I loved you in a way that defied reason. I loved you deeply and profoundly and without any regard to the consequence. I loved you without thinking of the future and how our paths would eventually split. I loved you without worrying about our differences.
I ignored your lies and all the warning signs and instead fell for your deep brown eyes and the way that you would use them to look at me in a way that made me feel as though I was more precious than rubies and sapphires. I forgot about all past hurt and I threw myself into our love with reckless abandon. I forgot myself and I forgot the world and all that I saw was our hands interlocked.
I allowed myself to be fully vulnerable with you. I opened myself up completely and let you look within me and take into your hands all of the aspects of my identity that I had previously guarded or hidden completely. I whispered my secrets across the pillow into your ear when all the world had gone to sleep. I showed you my favorite songs and favorite movies and studied your face to see if you would be moved in the same way that I always am. I took you to my favorite places and let you kiss me there.

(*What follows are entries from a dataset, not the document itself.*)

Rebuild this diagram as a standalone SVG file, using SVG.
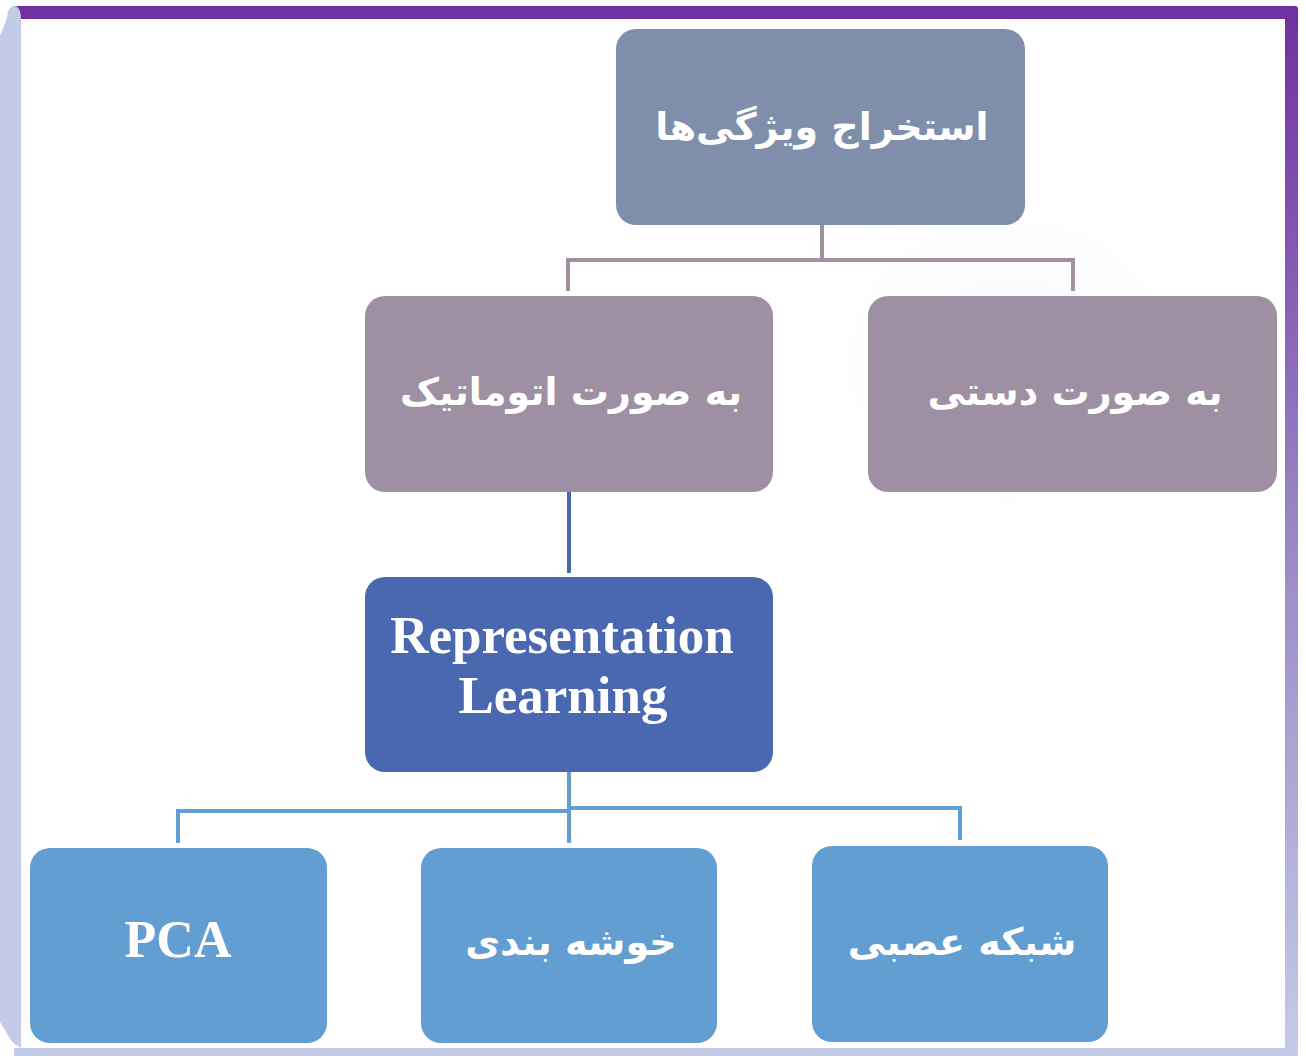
<svg xmlns="http://www.w3.org/2000/svg" width="1306" height="1056" viewBox="0 0 1306 1056">
  <defs>
    <linearGradient id="rightEdge" x1="0" y1="0" x2="0" y2="1">
      <stop offset="0" stop-color="#7030a0"/>
      <stop offset="0.5" stop-color="#9a86c6"/>
      <stop offset="1" stop-color="#c3cbe6"/>
    </linearGradient>
    <radialGradient id="glow" cx="0.5" cy="0.5" r="0.5">
      <stop offset="0" stop-color="#f1f3f9" stop-opacity="0.8"/>
      <stop offset="1" stop-color="#ffffff" stop-opacity="0"/>
    </radialGradient>
    <style>
      .fa { font-family: "DejaVu Sans", "Noto Sans", sans-serif; font-weight: bold; fill: #ffffff; text-anchor: middle; direction: rtl; font-size: 38px; }
      .en { font-family: "Liberation Serif", "Times New Roman", serif; font-weight: bold; fill: #ffffff; text-anchor: middle; }
      .top { fill: #7f8fab; }
      .mid { fill: #9e90a2; }
      .rep { fill: #4a68af; }
      .leaf { fill: #629ed1; }
      .c1 { stroke: #a090a0; }
      .c2 { stroke: #4a68af; }
      .c3 { stroke: #629ed1; }
      #connectors path { fill: none; stroke-width: 4; }
    </style>
  </defs>

  <!-- page background with soft highlights -->
  <rect x="0" y="0" width="1306" height="1056" fill="#ffffff"/>
  <ellipse cx="1010" cy="360" rx="230" ry="200" fill="url(#glow)"/>

  <!-- frame -->
  <g id="frame">
    <rect x="12" y="6" width="1285" height="13" rx="3" fill="#7030a0"/>
    <rect x="1285" y="6" width="13" height="1050" rx="3" fill="url(#rightEdge)"/>
    <rect x="14" y="1048" width="1284" height="8" fill="#c3cbe6"/>
    <path d="M21 1048 L21 20 Q21 6 14 6 Q8 6 7 18 L0 36 L0 1022 L12 1042 L21 1048 Z" fill="#c3cbe6"/>
  </g>

  <!-- connectors -->
  <g id="connectors">
    <path class="c1" d="M822 225 V260 M568 291 V260 H1073 V291"/>
    <path class="c2" d="M569 492 V573"/>
    <path class="c3" d="M569 772 V843 M178 843 V811 H569 M569 808 H960 V840"/>
  </g>

  <!-- nodes -->
  <g id="node-feature-extraction">
    <rect class="top" x="616" y="29" width="409" height="196" rx="20"/>
    <text class="fa" x="822" y="140">استخراج ویژگی&#x200C;ها</text>
  </g>
  <g id="node-automatic">
    <rect class="mid" x="365" y="296" width="408" height="196" rx="20"/>
    <text class="fa" x="571" y="405">به صورت اتوماتیک</text>
  </g>
  <g id="node-manual">
    <rect class="mid" x="868" y="296" width="409" height="196" rx="20"/>
    <text class="fa" x="1075" y="405">به صورت دستی</text>
  </g>
  <g id="node-representation">
    <rect class="rep" x="365" y="577" width="408" height="195" rx="20"/>
    <text class="en" x="562" y="653" font-size="53">Representation</text>
    <text class="en" x="563" y="713" font-size="53">Learning</text>
  </g>
  <g id="node-pca">
    <rect class="leaf" x="30" y="848" width="297" height="195" rx="20"/>
    <text class="en" x="178" y="957" font-size="52">PCA</text>
  </g>
  <g id="node-clustering">
    <rect class="leaf" x="421" y="848" width="296" height="195" rx="20"/>
    <text class="fa" x="571" y="955">خوشه بندی</text>
  </g>
  <g id="node-neural-net">
    <rect class="leaf" x="812" y="846" width="296" height="196" rx="20"/>
    <text class="fa" x="962" y="955">شبکه عصبی</text>
  </g>
</svg>
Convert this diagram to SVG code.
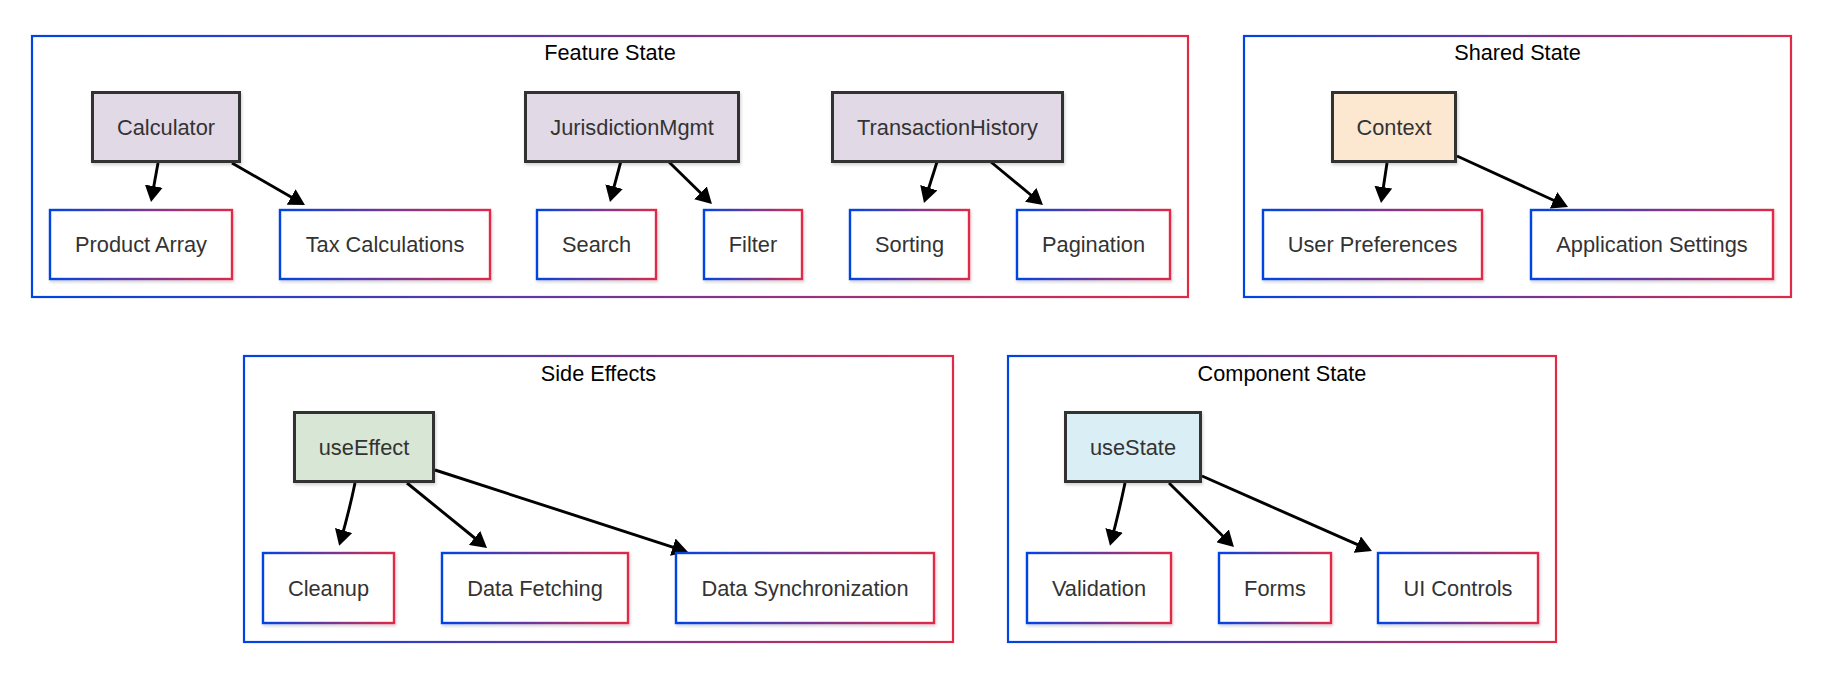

I took your words and built my home upon them until every part of me was resting upon your foundation. So that when you left me every part of me crumbled to the ground. I was devastated, ruined, ravaged and shattered into a thousand pieces. I tried to pick them up but only cut myself on the sharp edges. You quit my love cold turkey and you left me mid-sentence. Your indifference crashed into me and your apathy drowned me. Your eyes were flat when they looked at me, no longer holding a depth of love and tenderness. I reached for your hand and you gently moved it away. Our love was something hat defied reason, and so was the end of it. The passion that overwhelmed us and filled us daily vanished and I was left as a hollow shell.
“The heart has its reasons which reason knows not.” — Blaise Pascal
As I had loved you deeply and without reason, so I continued to love you secretly without justification. I internalized my longing and spent all my hours rehearsing the way you used to hold me as I lay alone in my bed. I gathered up blankets and pillows around me and embraced them, desperately trying not to forget the particular shape of your form and the way it would interlock with mine. Every new interaction with you made it a little more clear that you were not made for me yet I continued to let your words engrave themselves on my heart and at night I would run my fingers over them tracing the echo of our love. Without reason I listened to songs about love and loss and would stare up at the ceiling without blinking, as the tears would gently rolled, uninterrupted, down my cheeks.
Though you gave me nothing, I still held onto everything. You caused me insurmountable pain and treated me like a small pebble at your feet that you could kick as you walked along the road leading nowhere. I cannot explain it to anyone when I try and I cannot justify it even in my own mind, for as we loved without reason so I continue to hold you in my heart without reason.